▶ **GIVEN INSTRUCTION**
Retype these lines and no others: the line holding "Clone this chart in Plotly.", the line holding "import plotly.graph_objects as go", and all lines between them. Pictures stay out.

==== SOURCE RECORDS ====

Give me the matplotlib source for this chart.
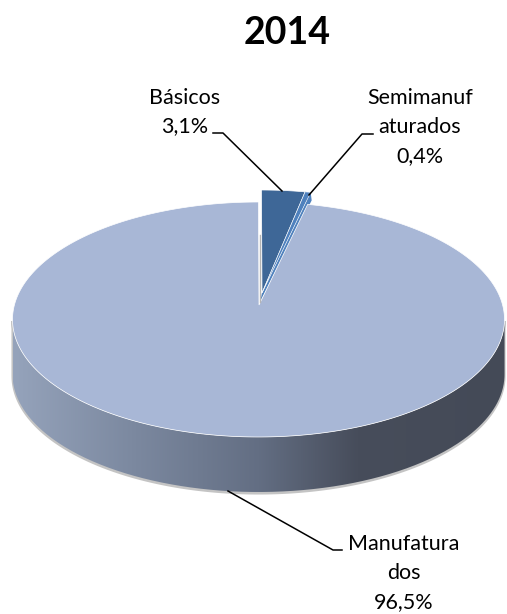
import numpy as np
import matplotlib
matplotlib.use("Agg")
import matplotlib.pyplot as plt
from matplotlib.colors import LinearSegmentedColormap
from matplotlib.patches import PathPatch, Polygon
from matplotlib.path import Path

# Chart data
title = "2014"
categories = ["Básicos", "Semimanuf\naturados", "Manufatura\ndos"]
values = [3.1, 0.4, 96.5]

plt.rcParams['font.family'] = ['Lato', 'DejaVu Sans']

# Pie geometry, in pixels of the picture
CX, CY = 258.5, 319.5
RX, RY = 246, 117.5
APEX = (259, 305)
DEPTH = 55
EXPLODE = (3, -12)
TOP_COLOR = "#a8b7d6"
BASICOS_COLOR = "#3e6797"
SEMI_COLOR = "#4f81bd"


# The view is in perspective, so the far slices look a bit narrower
def warp(angle, gap):
    if angle <= gap:
        return angle * 0.915
    return np.interp(angle, [gap, 360], [gap * 0.915, 360])


def rim(a0, a1, n=300, dy=0):
    t = np.radians(np.linspace(a0, a1, n))
    return np.column_stack([CX + RX * np.sin(t), CY + dy - RY * np.cos(t)])


def wedge(a0, a1, shift=(0, 0)):
    pts = np.vstack([[APEX], rim(a0, a1)])
    return pts + np.array(shift)


fig = plt.figure(figsize=(5.07, 6.14), dpi=100)
ax = fig.add_axes([0, 0, 1, 1])

# Soft grey edge under the wall
lower = rim(90, 270, dy=DEPTH)
front = rim(90, 270)
ax.add_patch(Polygon(np.vstack([front, lower[::-1]]) + [0, 1.5], closed=True,
                     fc="#c4c4c4", ec="#c4c4c4", lw=1.5, zorder=1))

# Wall of the big slice with its left to right shading
wall_path = Path(np.vstack([front, lower[::-1], front[:1]]))
wall_clip = PathPatch(wall_path, transform=ax.transData, fc="none", ec="none")
ax.add_patch(wall_clip)
wall_cmap = LinearSegmentedColormap.from_list("wall", [
    (0.0, "#95a3bb"), (0.25, "#7b889f"), (0.5, "#636e83"),
    (0.7, "#474d5b"), (1.0, "#444a57")])
im = ax.imshow(np.linspace(0, 1, 256).reshape(1, -1), cmap=wall_cmap, aspect="auto",
               extent=[CX - RX, CX + RX, CY + RY + DEPTH, CY], zorder=2)
im.set_clip_path(wall_clip)

# Top faces, angles run clockwise from 12 o'clock
ends = np.cumsum(values) * 3.6
gap = ends[1]
main_top = wedge(warp(gap, gap), 360)
ax.add_patch(Polygon(main_top, closed=True, fc=TOP_COLOR, ec="white", lw=0.5, zorder=3))
ax.plot([APEX[0] + 1, APEX[0] + 1], [235, APEX[1] - 3], color="#b5b5b5", lw=1, zorder=3)

# Pulled out slices, with the small side wall of the thin one behind
semi_a0, semi_a1 = warp(ends[0], gap), warp(ends[1], gap)
side = wedge(semi_a0, semi_a1, EXPLODE)
ax.add_patch(Polygon(np.vstack([side[1:], side[1:][::-1] + [0, 9]]), closed=True,
                     fc=BASICOS_COLOR, ec="none", zorder=2.5))
# cut face of the thin slice, fills up to the edge of the big one
ax.add_patch(Polygon([side[0], side[-1], side[-1] + [1, 8], main_top[0] + [1, -3]], closed=True,
                     fc=SEMI_COLOR, ec="none", zorder=2.8))
ax.add_patch(Polygon(wedge(0, semi_a0, EXPLODE), closed=True, fc=BASICOS_COLOR, ec="white",
                     lw=0.5, zorder=4))
ax.add_patch(Polygon(side, closed=True, fc=SEMI_COLOR, ec="white", lw=0.4, zorder=4))

# Leader lines
ax.plot([213, 223, 282], [133, 133, 191], color="black", lw=1.1, zorder=5)
ax.plot([373, 362, 309], [134, 134, 195], color="black", lw=1.1, zorder=5)
ax.plot([228, 333, 342], [491, 550, 550], color="black", lw=1.1, zorder=5)

# Labels
label_pos = [(185, 112), (420, 127), (404, 573)]
for cat, val, (x, y) in zip(categories, values, label_pos):
    txt = cat + "\n" + f"{val:.1f}%".replace(".", ",")
    ax.text(x, y, txt, ha="center", va="center", fontsize=15.5, color="black",
            linespacing=1.56, zorder=6)
ax.text(287, 33, title, ha="center", va="center", fontsize=27, fontweight="bold", color="black")

ax.set_xlim(0, 507)
ax.set_ylim(614, 0)
ax.axis("off")
fig.savefig("out.png", dpi=100)
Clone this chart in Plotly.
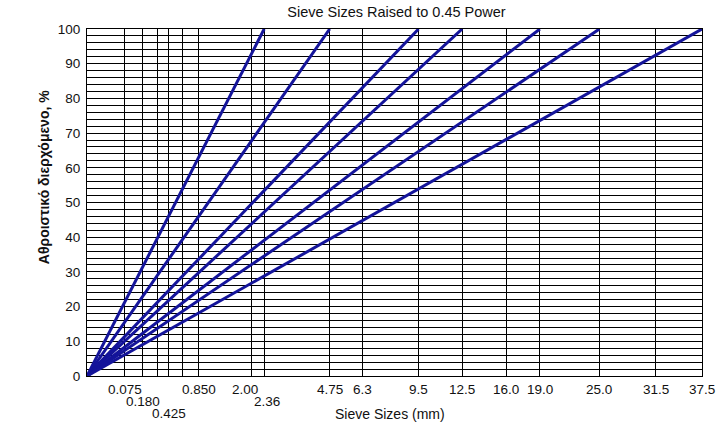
import plotly.graph_objects as go

POWER = 0.45
# Maximum sizes (mm) of the maximum-density lines
max_sizes = [2.36, 4.75, 9.5, 12.5, 19.0, 25.0, 37.5]
# Sieve sizes drawn as vertical grid lines
grid_sizes = [0.075, 0.180, 0.300, 0.425, 0.600, 0.850, 2.00, 2.36, 4.75,
              6.3, 9.5, 12.5, 16.0, 19.0, 25.0, 31.5, 37.5]
# Tick labels on three staggered rows
row1_sizes = [0.075, 0.850, 2.00, 4.75, 6.3, 9.5, 12.5, 16.0, 19.0, 25.0, 31.5, 37.5]
row1_labels = ["0.075", "0.850", "2.00", "4.75", "6.3", "9.5", "12.5", "16.0",
               "19.0", "25.0", "31.5", "37.5"]
row2_sizes = [0.180, 2.36]
row2_labels = ["0.180", "2.36"]
row3_sizes = [0.425]
row3_labels = ["0.425"]
y_ticks = list(range(0, 101, 10))

LINE_COLOR = "#14149a"
FONT = "Liberation Sans, Arial, sans-serif"
TXT = "#111"
# small horizontal nudges so crowded labels do not collide
label_nudge = {"2.00": -6, "2.36": 3}

fig = go.Figure()
for d in max_sizes:
    fig.add_trace(go.Scatter(
        x=[0, d ** POWER], y=[0, 100], mode="lines",
        line=dict(color=LINE_COLOR, width=3), showlegend=False,
        hoverinfo="skip"))

annotations = []
for sizes, labels, shift in [(row1_sizes, row1_labels, -13),
                             (row2_sizes, row2_labels, -25),
                             (row3_sizes, row3_labels, -37)]:
    for s, lab in zip(sizes, labels):
        annotations.append(dict(
            x=s ** POWER, y=0, xref="x", yref="paper", text=lab,
            showarrow=False, xanchor="center", yanchor="middle", yshift=shift,
            xshift=label_nudge.get(lab, 0), borderpad=0,
            font=dict(family=FONT, size=13.5, color=TXT)))

annotations.append(dict(
    x=0.4927, y=0, xref="paper", yref="paper", text="Sieve Sizes (mm)",
    showarrow=False, xanchor="center", yanchor="middle", yshift=-38,
    xshift=0, borderpad=0,
    font=dict(family=FONT, size=14, color=TXT)))

annotations.append(dict(
    x=(44 - 87) / 615, y=0.573, xref="paper", yref="paper",
    text="<b>Αθροιστικό διερχόμενο, %</b>",
    showarrow=False, xanchor="center", yanchor="middle", textangle=-90,
    font=dict(family=FONT, size=14, color=TXT)))

fig.update_layout(
    width=724, height=432,
    margin=dict(l=87, r=22, t=29, b=56),
    paper_bgcolor="white", plot_bgcolor="white",
    title=dict(text="Sieve Sizes Raised to 0.45 Power", x=0.5476, xanchor="center",
               y=0.972, yanchor="middle",
               font=dict(family=FONT, size=14.5, color=TXT)),
    annotations=annotations,
    xaxis=dict(
        range=[0, max(grid_sizes) ** POWER],
        tickvals=[s ** POWER for s in grid_sizes], showticklabels=False,
        ticks="", showgrid=True, gridcolor="black", gridwidth=1,
        showline=True, linecolor="black", linewidth=1, mirror=True,
        zeroline=False, fixedrange=True),
    yaxis=dict(
        range=[0, 100], tickvals=y_ticks, ticks="",
        tickfont=dict(family=FONT, size=13.5, color=TXT),
        showgrid=True, gridcolor="black", gridwidth=1,
        minor=dict(dtick=2, showgrid=True, gridcolor="black", gridwidth=1),
        showline=True, linecolor="black", linewidth=1, mirror=True,
        zeroline=False, ticklabelstandoff=3,
        fixedrange=True),
)

fig.write_html("out.html")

====

▶ **TASK RESPONSE**
Clone this chart in Plotly.
import plotly.graph_objects as go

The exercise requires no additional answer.